Rows from a dataset of charts and code
++++++++++
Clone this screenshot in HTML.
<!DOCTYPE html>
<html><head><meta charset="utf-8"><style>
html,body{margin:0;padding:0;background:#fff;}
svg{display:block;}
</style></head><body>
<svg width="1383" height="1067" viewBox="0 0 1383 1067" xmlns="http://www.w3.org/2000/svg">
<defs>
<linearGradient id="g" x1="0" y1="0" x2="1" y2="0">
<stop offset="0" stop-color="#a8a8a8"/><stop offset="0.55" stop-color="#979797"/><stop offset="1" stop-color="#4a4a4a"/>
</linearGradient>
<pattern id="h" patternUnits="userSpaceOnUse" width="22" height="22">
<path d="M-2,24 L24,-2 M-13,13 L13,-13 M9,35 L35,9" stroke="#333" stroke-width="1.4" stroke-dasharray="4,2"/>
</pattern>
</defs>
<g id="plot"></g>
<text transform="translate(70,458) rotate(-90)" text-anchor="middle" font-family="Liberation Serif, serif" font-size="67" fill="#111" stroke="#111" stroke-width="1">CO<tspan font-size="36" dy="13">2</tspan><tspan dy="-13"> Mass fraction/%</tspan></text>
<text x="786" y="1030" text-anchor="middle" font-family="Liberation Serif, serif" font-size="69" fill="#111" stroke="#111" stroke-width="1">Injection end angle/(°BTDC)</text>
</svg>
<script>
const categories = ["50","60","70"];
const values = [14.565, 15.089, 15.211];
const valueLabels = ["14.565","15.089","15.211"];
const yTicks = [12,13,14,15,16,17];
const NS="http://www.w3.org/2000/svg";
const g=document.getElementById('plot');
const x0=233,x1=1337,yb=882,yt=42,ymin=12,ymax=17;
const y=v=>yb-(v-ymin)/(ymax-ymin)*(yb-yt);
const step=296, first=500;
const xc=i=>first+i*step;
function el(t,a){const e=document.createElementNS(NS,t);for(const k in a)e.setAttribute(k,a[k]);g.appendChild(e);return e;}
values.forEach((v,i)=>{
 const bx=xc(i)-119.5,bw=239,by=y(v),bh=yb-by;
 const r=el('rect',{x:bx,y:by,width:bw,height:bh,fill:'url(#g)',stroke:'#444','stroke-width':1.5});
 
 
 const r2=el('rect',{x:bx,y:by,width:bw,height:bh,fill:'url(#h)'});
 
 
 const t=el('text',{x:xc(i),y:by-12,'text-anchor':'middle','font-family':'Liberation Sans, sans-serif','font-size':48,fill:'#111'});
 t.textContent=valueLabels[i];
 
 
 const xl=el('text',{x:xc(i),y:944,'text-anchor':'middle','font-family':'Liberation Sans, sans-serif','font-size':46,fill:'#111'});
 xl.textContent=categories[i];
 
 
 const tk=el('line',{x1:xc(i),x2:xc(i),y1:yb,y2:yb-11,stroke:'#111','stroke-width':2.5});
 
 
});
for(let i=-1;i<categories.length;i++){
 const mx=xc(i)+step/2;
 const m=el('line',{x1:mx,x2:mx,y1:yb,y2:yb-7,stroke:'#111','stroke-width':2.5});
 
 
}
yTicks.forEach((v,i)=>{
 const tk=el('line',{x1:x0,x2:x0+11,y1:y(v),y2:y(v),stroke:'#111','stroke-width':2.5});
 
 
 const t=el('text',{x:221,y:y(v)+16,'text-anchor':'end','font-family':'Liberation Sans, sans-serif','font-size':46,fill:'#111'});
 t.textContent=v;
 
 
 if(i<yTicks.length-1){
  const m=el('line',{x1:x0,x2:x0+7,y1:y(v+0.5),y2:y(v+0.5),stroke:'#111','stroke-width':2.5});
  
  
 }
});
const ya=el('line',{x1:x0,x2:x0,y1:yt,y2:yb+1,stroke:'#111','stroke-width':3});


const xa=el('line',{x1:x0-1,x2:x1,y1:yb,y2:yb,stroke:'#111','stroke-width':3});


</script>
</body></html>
++++++++++
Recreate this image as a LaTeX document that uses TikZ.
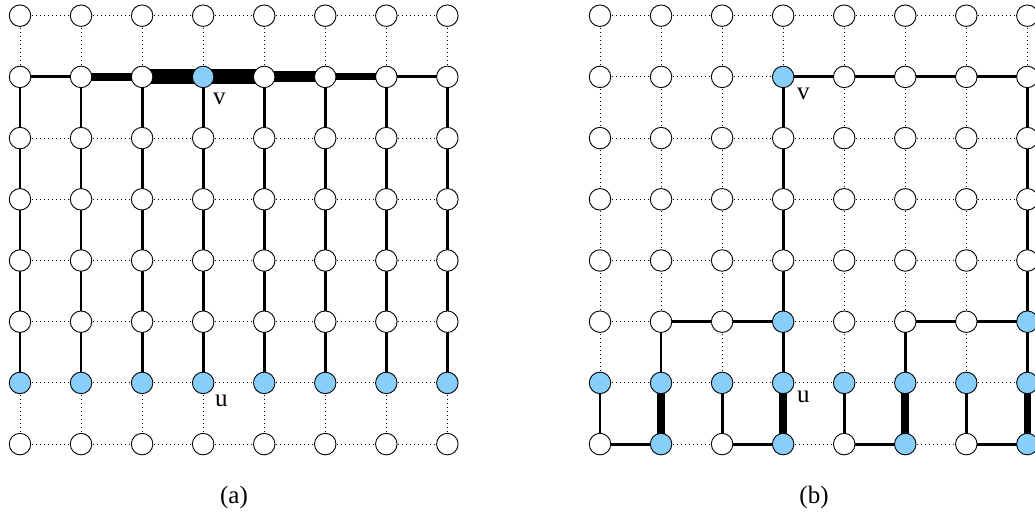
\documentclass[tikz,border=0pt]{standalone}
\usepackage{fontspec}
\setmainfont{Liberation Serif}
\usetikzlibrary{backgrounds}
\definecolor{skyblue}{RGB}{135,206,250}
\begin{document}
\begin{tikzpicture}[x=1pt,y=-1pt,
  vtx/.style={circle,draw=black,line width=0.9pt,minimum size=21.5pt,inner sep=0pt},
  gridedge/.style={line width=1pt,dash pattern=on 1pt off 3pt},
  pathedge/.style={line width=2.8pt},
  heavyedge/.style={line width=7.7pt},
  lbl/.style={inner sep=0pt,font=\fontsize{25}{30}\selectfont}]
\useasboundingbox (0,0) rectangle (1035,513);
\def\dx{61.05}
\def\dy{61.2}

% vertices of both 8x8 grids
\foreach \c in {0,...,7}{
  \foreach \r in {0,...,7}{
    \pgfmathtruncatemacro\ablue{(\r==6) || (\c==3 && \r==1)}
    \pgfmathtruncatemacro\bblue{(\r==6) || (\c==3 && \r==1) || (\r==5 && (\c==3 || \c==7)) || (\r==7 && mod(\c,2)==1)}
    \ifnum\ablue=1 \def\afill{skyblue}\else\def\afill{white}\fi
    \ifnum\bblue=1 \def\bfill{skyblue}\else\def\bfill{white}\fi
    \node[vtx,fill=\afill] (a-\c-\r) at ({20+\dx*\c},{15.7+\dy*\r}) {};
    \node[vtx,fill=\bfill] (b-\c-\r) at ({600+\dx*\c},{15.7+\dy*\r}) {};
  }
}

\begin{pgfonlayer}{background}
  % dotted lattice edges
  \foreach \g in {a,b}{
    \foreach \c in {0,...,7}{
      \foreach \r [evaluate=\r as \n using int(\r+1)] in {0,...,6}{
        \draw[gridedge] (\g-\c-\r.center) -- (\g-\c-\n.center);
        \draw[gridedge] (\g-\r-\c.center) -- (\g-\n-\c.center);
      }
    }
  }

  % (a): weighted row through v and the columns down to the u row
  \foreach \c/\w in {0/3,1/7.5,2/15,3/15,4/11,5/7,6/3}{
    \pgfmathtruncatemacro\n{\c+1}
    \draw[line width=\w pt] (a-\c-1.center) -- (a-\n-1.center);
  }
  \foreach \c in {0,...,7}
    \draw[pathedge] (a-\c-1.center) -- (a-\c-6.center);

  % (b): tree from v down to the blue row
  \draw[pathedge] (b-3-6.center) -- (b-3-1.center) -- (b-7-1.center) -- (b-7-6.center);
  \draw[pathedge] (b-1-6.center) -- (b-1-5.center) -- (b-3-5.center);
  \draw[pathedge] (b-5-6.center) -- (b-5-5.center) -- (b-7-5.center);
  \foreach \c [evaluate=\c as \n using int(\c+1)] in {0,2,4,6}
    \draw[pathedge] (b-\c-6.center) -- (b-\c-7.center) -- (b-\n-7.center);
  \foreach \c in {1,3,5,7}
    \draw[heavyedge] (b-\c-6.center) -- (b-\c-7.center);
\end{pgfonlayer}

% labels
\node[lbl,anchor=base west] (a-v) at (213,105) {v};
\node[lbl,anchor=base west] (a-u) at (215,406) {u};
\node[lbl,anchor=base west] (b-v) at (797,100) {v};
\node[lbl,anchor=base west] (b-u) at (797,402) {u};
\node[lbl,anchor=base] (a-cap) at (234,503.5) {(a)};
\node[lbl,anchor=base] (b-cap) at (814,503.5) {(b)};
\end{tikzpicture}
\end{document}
++++++++++
The request » Say how many lines of the data include the word "this". Nothing other than the number should be given.

In response » 2